What a COR Provider Actually Does

A good COR provider does far more than just “handle the paperwork.” Here is what you should expect from a locally grounded COR partner in the Philippines:

  • Service Agreement drafting and management — compliant, jurisdiction-specific contracts tailored to your engagement
  • Payment processing — USD or PHP, handled correctly and on time
  • IP assignment facilitation — ensuring all work product is legally transferred to your company
  • Contractor classification review — proactive monitoring to keep your engagement defensible under DOLE’s Four-Fold Test
  • Onboarding and offboarding — full lifecycle management from first engagement to clean contract termination

Common Misconceptions About Hiring Filipino Contractors

“I can just pay them via PayPal or bank transfer — it’s fine.”

The payment method has nothing to do with classification risk. What matters is the nature of the relationship: how work is assigned, how much control you exercise, and whether a proper service agreement exists.
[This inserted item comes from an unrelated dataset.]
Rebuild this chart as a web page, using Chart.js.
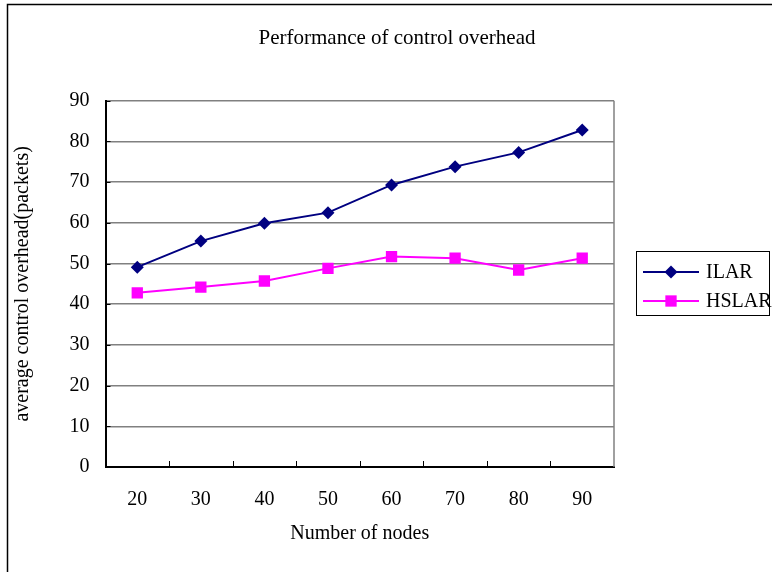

Many foreign companies make direct payments for years without issue — until an issue arises and there is no documentation to protect either side.

“Contractors don’t need benefits, so there’s no compliance risk.”

That’s true — if they are correctly classified as contractors. The risk comes when the actual working relationship resembles employment (fixed hours, ongoing instructions, exclusive engagement) while the paperwork says “contractor.” In that case, DOLE can reclassify the relationship retroactively, creating significant back-pay and benefits liability.


The Bottom Line

Engaging Philippine contractors is one of the most cost-effective ways to build a skilled remote team. But “contractor” is a legal status, not just a label. Without proper documentation, classification, and IP protection, the savings quickly become a liability.

A Contractor of Record gives you the flexibility of contractor engagements with the legal structure to back it up — at a fraction of the cost of full employment.